**Material for this exercise:**
- - -
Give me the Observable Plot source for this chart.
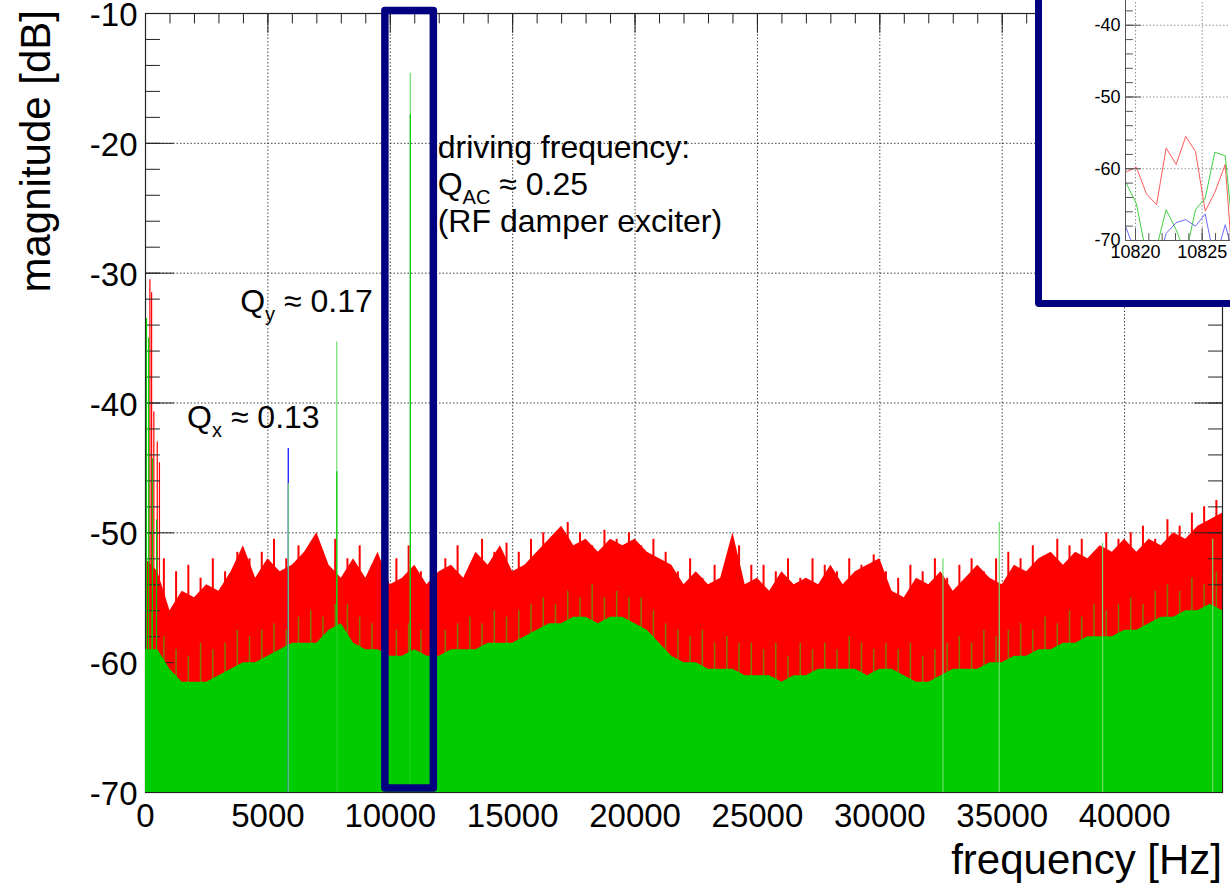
- - -
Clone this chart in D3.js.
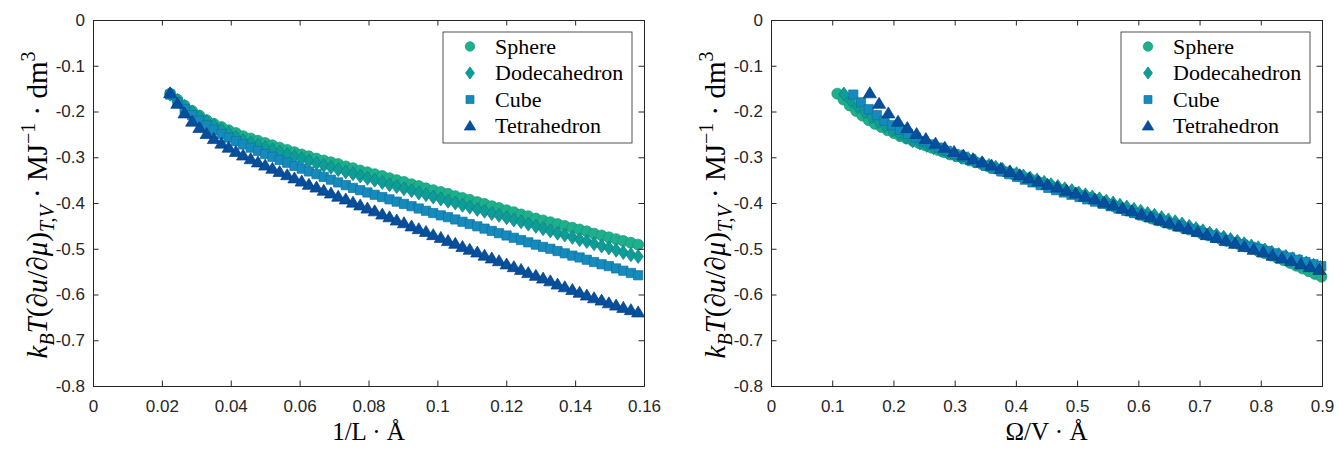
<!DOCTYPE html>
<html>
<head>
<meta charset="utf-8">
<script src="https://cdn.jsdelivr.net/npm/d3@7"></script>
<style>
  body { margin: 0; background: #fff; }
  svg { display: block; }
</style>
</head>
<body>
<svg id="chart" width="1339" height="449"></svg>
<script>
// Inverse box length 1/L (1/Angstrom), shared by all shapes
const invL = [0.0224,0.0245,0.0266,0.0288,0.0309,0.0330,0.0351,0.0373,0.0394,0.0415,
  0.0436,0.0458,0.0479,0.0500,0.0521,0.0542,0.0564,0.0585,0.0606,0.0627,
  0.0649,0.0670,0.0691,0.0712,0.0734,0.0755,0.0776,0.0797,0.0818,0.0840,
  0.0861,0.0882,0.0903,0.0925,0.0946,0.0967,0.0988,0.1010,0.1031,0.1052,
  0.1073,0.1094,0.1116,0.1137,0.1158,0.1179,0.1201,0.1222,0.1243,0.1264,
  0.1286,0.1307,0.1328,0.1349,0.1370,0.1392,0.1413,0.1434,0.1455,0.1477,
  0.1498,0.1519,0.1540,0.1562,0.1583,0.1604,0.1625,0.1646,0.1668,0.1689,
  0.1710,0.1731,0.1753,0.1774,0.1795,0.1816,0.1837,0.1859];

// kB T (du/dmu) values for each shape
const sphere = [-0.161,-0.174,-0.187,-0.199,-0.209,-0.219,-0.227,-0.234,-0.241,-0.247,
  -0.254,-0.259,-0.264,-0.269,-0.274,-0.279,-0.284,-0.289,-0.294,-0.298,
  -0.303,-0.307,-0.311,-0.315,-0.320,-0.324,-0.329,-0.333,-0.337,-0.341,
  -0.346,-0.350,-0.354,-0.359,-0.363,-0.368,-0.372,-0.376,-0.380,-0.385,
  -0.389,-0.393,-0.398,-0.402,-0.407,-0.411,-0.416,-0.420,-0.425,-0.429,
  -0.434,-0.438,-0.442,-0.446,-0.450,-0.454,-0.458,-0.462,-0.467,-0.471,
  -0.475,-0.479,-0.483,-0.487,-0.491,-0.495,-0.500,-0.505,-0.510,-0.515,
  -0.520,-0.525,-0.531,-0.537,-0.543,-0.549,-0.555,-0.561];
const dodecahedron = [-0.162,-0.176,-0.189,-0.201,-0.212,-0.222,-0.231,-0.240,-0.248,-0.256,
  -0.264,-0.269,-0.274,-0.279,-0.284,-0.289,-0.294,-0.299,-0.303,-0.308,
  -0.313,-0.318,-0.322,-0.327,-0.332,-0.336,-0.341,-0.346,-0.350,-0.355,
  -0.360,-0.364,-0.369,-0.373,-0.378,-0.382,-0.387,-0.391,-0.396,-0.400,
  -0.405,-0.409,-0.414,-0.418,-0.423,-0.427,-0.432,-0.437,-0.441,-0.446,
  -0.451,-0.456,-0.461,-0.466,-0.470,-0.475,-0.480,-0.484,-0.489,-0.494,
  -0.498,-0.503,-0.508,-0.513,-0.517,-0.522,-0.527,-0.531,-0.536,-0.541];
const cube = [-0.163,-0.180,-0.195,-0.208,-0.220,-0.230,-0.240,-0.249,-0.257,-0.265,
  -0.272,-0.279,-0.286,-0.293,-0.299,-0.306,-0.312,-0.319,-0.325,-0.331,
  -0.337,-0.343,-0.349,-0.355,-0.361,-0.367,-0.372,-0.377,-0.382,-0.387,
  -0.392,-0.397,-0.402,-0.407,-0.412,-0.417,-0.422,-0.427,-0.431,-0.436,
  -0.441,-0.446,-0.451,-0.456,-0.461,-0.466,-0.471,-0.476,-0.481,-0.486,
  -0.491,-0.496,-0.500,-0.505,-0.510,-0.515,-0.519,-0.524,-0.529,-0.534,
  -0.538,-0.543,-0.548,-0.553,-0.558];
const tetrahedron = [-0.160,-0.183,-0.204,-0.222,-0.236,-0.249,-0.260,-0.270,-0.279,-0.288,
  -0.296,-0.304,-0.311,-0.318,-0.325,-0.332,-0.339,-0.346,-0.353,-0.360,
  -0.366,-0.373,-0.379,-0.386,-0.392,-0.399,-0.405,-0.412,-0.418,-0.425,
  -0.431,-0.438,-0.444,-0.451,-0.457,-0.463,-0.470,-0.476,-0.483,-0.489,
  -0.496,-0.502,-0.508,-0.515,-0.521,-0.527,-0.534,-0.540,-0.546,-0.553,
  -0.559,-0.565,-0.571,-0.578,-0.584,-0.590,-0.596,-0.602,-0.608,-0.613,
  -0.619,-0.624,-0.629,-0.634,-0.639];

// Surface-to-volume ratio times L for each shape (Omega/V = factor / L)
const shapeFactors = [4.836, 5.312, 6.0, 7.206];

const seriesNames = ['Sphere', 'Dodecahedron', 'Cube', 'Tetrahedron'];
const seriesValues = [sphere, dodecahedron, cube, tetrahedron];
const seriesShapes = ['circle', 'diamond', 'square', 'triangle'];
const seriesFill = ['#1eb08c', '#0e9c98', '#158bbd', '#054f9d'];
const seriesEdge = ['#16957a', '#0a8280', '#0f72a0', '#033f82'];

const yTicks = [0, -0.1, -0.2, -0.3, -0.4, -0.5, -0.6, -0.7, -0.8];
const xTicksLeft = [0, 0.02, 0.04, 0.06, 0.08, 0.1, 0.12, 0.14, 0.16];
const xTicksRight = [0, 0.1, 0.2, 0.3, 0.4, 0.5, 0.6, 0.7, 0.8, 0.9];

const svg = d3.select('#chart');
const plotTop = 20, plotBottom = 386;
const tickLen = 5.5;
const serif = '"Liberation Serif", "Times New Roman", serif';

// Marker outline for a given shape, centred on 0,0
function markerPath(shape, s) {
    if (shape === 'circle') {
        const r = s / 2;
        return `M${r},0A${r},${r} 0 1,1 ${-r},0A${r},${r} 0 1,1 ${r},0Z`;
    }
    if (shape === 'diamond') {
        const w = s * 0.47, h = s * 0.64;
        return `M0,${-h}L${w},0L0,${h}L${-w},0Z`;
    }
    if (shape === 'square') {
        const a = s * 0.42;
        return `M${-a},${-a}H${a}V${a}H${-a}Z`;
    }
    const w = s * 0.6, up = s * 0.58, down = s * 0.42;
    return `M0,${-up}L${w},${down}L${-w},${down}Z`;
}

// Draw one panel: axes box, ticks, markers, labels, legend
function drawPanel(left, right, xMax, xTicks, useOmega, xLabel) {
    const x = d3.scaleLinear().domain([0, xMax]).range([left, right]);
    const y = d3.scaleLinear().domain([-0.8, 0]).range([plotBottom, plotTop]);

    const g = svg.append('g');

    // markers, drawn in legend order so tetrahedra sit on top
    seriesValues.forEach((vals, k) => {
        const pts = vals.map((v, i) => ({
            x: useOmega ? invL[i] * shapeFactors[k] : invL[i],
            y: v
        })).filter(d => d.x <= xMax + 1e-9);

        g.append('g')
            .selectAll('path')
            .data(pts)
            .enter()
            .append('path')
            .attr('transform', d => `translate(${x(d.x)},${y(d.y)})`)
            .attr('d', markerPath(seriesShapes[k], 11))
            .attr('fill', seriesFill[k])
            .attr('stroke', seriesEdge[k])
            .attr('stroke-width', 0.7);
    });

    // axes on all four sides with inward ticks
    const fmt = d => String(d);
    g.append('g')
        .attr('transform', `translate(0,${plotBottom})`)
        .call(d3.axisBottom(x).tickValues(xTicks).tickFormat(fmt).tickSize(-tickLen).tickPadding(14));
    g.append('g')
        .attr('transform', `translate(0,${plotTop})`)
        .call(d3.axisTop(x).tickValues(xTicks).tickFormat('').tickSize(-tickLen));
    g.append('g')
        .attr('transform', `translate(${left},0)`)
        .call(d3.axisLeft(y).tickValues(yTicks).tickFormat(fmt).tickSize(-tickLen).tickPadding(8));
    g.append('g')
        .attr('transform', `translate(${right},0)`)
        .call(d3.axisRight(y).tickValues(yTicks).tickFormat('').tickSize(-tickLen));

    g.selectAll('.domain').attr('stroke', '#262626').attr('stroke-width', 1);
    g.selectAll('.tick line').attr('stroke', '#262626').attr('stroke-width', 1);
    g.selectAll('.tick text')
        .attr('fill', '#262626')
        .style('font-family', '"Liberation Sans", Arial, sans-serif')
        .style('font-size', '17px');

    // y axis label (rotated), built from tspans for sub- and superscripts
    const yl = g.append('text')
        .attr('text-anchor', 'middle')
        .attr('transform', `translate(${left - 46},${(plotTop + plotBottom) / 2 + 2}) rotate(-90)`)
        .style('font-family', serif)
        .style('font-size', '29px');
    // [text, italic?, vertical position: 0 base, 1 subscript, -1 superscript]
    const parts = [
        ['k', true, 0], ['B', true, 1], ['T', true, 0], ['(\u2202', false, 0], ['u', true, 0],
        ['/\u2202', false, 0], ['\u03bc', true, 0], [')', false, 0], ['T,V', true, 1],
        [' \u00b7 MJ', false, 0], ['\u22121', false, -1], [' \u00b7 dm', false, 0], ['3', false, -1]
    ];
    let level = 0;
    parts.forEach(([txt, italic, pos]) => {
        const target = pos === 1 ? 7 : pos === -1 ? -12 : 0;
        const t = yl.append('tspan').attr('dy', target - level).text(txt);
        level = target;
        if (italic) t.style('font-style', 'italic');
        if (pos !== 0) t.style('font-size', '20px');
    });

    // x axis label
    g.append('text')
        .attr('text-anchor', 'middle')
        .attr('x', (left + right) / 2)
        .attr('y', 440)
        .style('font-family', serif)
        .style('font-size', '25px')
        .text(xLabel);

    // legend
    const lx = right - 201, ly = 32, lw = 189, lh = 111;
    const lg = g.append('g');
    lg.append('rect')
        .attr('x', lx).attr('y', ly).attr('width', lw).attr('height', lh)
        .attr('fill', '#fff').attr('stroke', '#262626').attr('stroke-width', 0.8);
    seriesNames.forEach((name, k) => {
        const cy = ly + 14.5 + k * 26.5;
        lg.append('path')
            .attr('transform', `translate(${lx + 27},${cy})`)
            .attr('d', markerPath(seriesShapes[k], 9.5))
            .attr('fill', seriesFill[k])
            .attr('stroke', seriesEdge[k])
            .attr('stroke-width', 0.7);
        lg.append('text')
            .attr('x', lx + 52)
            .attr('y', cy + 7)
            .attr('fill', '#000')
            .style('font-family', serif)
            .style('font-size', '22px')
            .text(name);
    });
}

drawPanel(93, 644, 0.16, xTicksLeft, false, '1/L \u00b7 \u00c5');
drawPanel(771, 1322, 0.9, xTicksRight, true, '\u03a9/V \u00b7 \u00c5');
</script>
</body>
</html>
- - -
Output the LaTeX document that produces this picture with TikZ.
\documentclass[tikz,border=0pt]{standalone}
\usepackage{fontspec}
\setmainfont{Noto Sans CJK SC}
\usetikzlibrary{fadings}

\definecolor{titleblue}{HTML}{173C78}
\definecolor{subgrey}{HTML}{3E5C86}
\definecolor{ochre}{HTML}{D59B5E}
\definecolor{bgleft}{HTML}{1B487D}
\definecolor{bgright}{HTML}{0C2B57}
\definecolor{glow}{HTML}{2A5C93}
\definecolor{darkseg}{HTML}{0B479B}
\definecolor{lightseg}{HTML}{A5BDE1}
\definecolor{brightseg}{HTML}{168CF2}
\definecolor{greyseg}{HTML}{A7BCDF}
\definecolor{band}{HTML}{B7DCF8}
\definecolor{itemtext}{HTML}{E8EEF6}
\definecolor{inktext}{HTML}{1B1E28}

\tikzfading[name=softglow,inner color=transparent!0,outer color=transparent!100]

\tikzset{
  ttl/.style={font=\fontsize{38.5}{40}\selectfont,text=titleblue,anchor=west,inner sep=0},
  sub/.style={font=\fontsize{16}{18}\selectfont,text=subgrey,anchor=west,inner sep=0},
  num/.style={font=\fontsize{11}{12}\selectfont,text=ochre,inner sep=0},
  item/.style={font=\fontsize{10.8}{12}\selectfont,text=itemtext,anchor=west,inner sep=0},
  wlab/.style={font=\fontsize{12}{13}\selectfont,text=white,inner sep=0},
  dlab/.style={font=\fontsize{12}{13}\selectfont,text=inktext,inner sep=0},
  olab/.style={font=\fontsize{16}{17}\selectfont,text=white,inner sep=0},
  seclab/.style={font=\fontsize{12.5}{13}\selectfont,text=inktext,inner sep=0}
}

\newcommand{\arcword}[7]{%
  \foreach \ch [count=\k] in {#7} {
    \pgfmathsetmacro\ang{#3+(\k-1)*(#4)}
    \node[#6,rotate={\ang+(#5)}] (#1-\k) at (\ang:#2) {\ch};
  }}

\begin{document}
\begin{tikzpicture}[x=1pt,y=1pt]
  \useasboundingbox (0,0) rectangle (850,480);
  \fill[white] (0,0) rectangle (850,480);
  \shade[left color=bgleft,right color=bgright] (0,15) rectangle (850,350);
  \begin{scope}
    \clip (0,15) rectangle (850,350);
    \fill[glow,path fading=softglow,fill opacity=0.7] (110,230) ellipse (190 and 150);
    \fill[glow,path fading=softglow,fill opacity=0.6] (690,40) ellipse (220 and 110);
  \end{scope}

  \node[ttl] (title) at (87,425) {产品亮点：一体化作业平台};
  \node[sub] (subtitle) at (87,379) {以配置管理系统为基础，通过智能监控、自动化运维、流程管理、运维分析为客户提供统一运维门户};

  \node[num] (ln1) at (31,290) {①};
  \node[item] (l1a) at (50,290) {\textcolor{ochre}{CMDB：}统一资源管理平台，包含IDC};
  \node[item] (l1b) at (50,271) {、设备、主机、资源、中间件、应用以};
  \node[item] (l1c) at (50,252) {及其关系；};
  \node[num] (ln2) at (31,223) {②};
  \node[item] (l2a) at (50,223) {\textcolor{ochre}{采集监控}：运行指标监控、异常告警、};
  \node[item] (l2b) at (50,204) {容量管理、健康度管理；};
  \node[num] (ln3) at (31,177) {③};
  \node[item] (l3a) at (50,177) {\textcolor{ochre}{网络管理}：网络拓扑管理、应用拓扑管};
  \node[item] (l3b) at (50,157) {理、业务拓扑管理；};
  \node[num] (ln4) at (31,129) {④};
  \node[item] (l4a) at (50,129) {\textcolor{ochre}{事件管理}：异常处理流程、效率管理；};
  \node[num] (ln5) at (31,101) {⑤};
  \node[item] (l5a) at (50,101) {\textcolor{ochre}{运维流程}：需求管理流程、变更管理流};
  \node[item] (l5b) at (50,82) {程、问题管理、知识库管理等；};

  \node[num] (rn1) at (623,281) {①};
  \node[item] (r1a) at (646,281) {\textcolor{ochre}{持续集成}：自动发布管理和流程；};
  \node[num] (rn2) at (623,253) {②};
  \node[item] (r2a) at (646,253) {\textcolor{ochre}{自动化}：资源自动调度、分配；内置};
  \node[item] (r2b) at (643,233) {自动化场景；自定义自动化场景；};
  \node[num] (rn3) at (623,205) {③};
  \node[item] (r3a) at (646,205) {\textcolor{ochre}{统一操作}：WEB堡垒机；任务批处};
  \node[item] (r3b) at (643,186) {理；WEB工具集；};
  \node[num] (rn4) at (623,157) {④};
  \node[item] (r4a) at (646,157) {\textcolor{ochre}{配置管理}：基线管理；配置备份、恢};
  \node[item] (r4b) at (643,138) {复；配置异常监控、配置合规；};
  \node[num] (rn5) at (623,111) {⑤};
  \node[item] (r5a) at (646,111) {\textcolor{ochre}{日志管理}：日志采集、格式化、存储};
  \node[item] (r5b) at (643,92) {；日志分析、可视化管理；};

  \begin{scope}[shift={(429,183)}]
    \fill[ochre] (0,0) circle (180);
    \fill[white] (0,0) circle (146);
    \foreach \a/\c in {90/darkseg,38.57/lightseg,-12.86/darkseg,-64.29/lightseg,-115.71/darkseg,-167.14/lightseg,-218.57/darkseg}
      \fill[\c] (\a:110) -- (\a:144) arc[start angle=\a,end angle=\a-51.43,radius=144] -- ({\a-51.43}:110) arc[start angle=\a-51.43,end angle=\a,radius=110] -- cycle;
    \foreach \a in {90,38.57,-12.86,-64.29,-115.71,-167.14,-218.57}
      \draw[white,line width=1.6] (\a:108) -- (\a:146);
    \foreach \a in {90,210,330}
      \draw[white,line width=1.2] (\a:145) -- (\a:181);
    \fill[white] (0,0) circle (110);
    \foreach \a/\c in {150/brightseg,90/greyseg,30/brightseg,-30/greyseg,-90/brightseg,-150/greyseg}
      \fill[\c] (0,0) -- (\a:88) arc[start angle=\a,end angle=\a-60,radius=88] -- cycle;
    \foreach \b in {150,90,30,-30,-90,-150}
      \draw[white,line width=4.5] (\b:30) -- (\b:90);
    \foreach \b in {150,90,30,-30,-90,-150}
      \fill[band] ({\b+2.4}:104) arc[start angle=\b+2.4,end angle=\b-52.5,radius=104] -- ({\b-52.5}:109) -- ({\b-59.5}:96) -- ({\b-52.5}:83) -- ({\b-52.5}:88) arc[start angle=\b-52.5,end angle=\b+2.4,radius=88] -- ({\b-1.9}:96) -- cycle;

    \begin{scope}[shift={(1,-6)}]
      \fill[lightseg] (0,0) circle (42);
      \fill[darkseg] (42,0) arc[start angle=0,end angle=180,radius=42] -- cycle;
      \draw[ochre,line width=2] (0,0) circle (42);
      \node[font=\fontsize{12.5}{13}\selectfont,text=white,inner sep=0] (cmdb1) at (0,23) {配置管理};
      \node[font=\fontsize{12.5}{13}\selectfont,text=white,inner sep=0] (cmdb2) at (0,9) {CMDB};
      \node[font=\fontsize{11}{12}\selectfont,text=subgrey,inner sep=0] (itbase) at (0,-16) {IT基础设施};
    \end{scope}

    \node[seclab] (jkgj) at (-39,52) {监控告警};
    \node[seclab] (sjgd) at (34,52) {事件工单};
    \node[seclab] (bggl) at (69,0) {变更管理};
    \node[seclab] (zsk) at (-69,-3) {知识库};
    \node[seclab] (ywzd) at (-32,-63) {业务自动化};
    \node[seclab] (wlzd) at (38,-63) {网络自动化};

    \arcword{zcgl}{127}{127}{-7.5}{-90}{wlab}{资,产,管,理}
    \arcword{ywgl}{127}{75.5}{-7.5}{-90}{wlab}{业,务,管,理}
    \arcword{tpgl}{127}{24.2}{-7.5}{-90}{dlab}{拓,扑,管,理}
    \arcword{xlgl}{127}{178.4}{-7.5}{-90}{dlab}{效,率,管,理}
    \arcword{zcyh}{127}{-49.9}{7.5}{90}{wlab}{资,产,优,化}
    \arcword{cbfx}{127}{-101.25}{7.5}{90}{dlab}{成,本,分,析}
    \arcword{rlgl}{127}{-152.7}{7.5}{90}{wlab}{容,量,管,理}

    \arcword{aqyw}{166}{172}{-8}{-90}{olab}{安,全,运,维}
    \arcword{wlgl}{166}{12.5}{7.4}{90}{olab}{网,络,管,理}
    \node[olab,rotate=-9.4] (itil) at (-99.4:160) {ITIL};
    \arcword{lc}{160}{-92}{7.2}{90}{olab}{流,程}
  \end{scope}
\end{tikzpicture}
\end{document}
- - -
**What you are asked to do:**
Which lines contain "chart"? Copy each of them.

**Result below:**
Give me the Observable Plot source for this chart.
Clone this chart in D3.js.
<svg id="chart" width="1339" height="449"></svg>
const svg = d3.select('#chart');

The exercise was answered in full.